At certain moments, Jehane thought, in the presence of men like Husari ibn Musa or young Alvar, or Rodrigo Belmonte, it was actually possible to imagine a future for this peninsula that left room for hope. Men and women could change, could cross boundaries, give and take, each from the other…given enough time, enough good will, intelligence. There was a world for the making in Esperana, in Al-Rassan, one world made of the two—or perhaps, if one were to dream, made of the three. Sun, stars and the moon. Then you remembered Orvilla, the Day of the Moat. You looked into the eyes of the Muwardis, or paused on a street corner and heard a wadji demanding death for the foul Kindath sorcerer ben Avren, who drank the blood of Asharite infants torn from their mothers’ arms.

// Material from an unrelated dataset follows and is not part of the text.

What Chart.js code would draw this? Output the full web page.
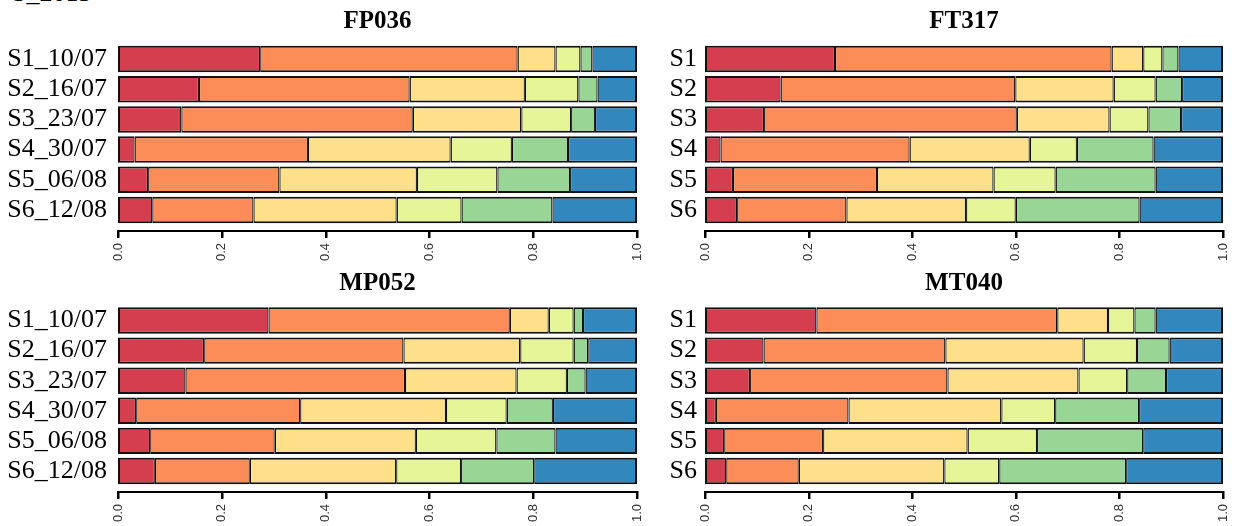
<!DOCTYPE html>
<html>
<head>
<meta charset="utf-8">
<script src="https://cdn.jsdelivr.net/npm/chart.js@4.4.1/dist/chart.umd.min.js"></script>
<style>
  html, body { margin: 0; padding: 0; background: #fff; overflow: hidden; }
  body { width: 1234px; height: 526px; position: relative; }
  canvas { position: absolute; }
  .cut { position: absolute; left: 12px; top: -20px; font: 26px/26px 'Liberation Serif', serif; color: #000; }
</style>
</head>
<body>
<div class="cut">S_2013</div>
<canvas id="c1" width="650" height="265" style="left:0;top:0"></canvas>
<canvas id="c2" width="584" height="265" style="left:650px;top:0"></canvas>
<canvas id="c3" width="650" height="264" style="left:0;top:262px"></canvas>
<canvas id="c4" width="584" height="264" style="left:650px;top:262px"></canvas>
<script>
// ---- data (proportions per sample, 6 groups each) ----
const longLabels = ['S1_10/07', 'S2_16/07', 'S3_23/07', 'S4_30/07', 'S5_06/08', 'S6_12/08'];
const shortLabels = ['S1', 'S2', 'S3', 'S4', 'S5', 'S6'];
const xTicks = [0, 0.2, 0.4, 0.6, 0.8, 1.0];
const groupColors = ['#d53e4f', '#fc8d59', '#fee08b', '#e6f598', '#99d594', '#3288bd'];

const fp036 = [
  [0.274, 0.496, 0.073, 0.048, 0.023, 0.086],
  [0.156, 0.406, 0.222, 0.103, 0.037, 0.076],
  [0.122, 0.446, 0.209, 0.096, 0.046, 0.081],
  [0.032, 0.334, 0.275, 0.118, 0.108, 0.133],
  [0.058, 0.253, 0.265, 0.155, 0.140, 0.129],
  [0.066, 0.195, 0.276, 0.125, 0.175, 0.163]
];
const ft317 = [
  [0.251, 0.534, 0.061, 0.037, 0.031, 0.086],
  [0.146, 0.453, 0.190, 0.081, 0.051, 0.079],
  [0.114, 0.488, 0.179, 0.075, 0.063, 0.081],
  [0.030, 0.365, 0.232, 0.091, 0.148, 0.134],
  [0.054, 0.278, 0.225, 0.120, 0.193, 0.130],
  [0.062, 0.211, 0.231, 0.096, 0.239, 0.161]
];
const mp052 = [
  [0.290, 0.465, 0.075, 0.048, 0.018, 0.104],
  [0.166, 0.384, 0.225, 0.103, 0.028, 0.094],
  [0.130, 0.423, 0.215, 0.097, 0.036, 0.099],
  [0.035, 0.316, 0.281, 0.117, 0.089, 0.162],
  [0.062, 0.240, 0.272, 0.155, 0.114, 0.157],
  [0.071, 0.183, 0.282, 0.125, 0.141, 0.198]
];
const mt040 = [
  [0.215, 0.465, 0.098, 0.051, 0.041, 0.130],
  [0.113, 0.351, 0.267, 0.103, 0.063, 0.103],
  [0.087, 0.381, 0.253, 0.094, 0.075, 0.110],
  [0.021, 0.256, 0.295, 0.104, 0.162, 0.162],
  [0.037, 0.191, 0.279, 0.134, 0.205, 0.154],
  [0.041, 0.140, 0.281, 0.106, 0.245, 0.187]
];

// title + R-style bottom axis (line from 0 to 1 with tick marks)
const panelDecor = {
  id: 'panelDecor',
  afterDraw(chart, args, opts) {
    const { ctx, chartArea } = chart;
    const xs = chart.scales.x;
    ctx.save();
    ctx.fillStyle = '#000';
    ctx.font = "bold 25px 'Liberation Serif', serif";
    ctx.textAlign = 'center';
    ctx.textBaseline = 'alphabetic';
    ctx.fillText(opts.title, (chartArea.left + chartArea.right) / 2, chartArea.top - 16);

    const y = Math.round(chartArea.bottom + 5);
    const x0 = xs.getPixelForValue(0);
    const x1 = xs.getPixelForValue(1);
    ctx.fillRect(x0 - 1, y, x1 - x0 + 2, 2);
    xTicks.forEach(v => {
      const px = Math.round(xs.getPixelForValue(v));
      ctx.fillRect(px - 1, y, 2.5, 8);
    });
    ctx.restore();
  }
};

function makePanel(id, title, rows, labels, yWidth, padTop, padRight, labelPad) {
  const datasets = groupColors.map((col, g) => ({
    data: rows.map(r => r[g]),
    backgroundColor: col,
    borderColor: '#111',
    borderWidth: { top: 2, bottom: 2, left: g === 0 ? 2 : 1.25, right: g === 5 ? 2 : 1.25 },
    borderSkipped: false,
    barPercentage: 0.88,
    categoryPercentage: 1.0
  }));

  new Chart(document.getElementById(id), {
    type: 'bar',
    data: { labels, datasets },
    options: {
      indexAxis: 'y',
      responsive: false,
      animation: false,
      layout: { padding: { top: padTop, right: padRight, left: 0, bottom: 0 } },
      plugins: {
        legend: { display: false },
        tooltip: { enabled: false },
        panelDecor: { title }
      },
      scales: {
        x: {
          stacked: true,
          min: 0,
          max: 1,
          afterBuildTicks: s => { s.ticks = xTicks.map(v => ({ value: v })); },
          afterFit: s => { s.height = 40; s.paddingLeft = 0; s.paddingRight = 0; },
          grid: { display: false, drawTicks: false },
          border: { display: false },
          ticks: {
            minRotation: 90,
            maxRotation: 90,
            padding: 18,
            color: '#333',
            font: { family: "'Liberation Sans', Arial, sans-serif", size: 13 },
            callback: v => Number(v).toFixed(1)
          }
        },
        y: {
          stacked: true,
          afterFit: s => { s.width = yWidth; s.paddingTop = 0; s.paddingBottom = 0; },
          grid: { display: false, drawTicks: false },
          border: { display: false },
          ticks: {
            autoSkip: false,
            padding: labelPad,
            color: '#000',
            font: { family: "'Liberation Serif', serif", size: 26 }
          }
        }
      }
    },
    plugins: [panelDecor]
  });
}

makePanel('c1', 'FP036', fp036, longLabels, 118, 44, 13, 11);
makePanel('c2', 'FT317', ft317, shortLabels, 55, 44, 11, 8);
makePanel('c3', 'MP052', mp052, longLabels, 118, 43.5, 13, 11);
makePanel('c4', 'MT040', mt040, shortLabels, 55, 43.5, 11, 8);
</script>
</body>
</html>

It also makes people unpredictable and irrational. The governor of Fezana gets frustrated because “being deeply cautious by nature, couldn’t quite believe that Ramiro of Valledo would be so foolish enough to come and make war here, laying a siege so far form his own lands. Valledo was being paid parias from Fezana twice a year. Why would any rational man risk life and his kingdom’s stability to conquer a city that was already filling his coffers with gold.” Choices like this, or the destruction of Sorenica aren’t good for the peninsula’s economy and social stability, something its new rulers recognize when they ask the Kindath to resettle and rebuild their shattered city.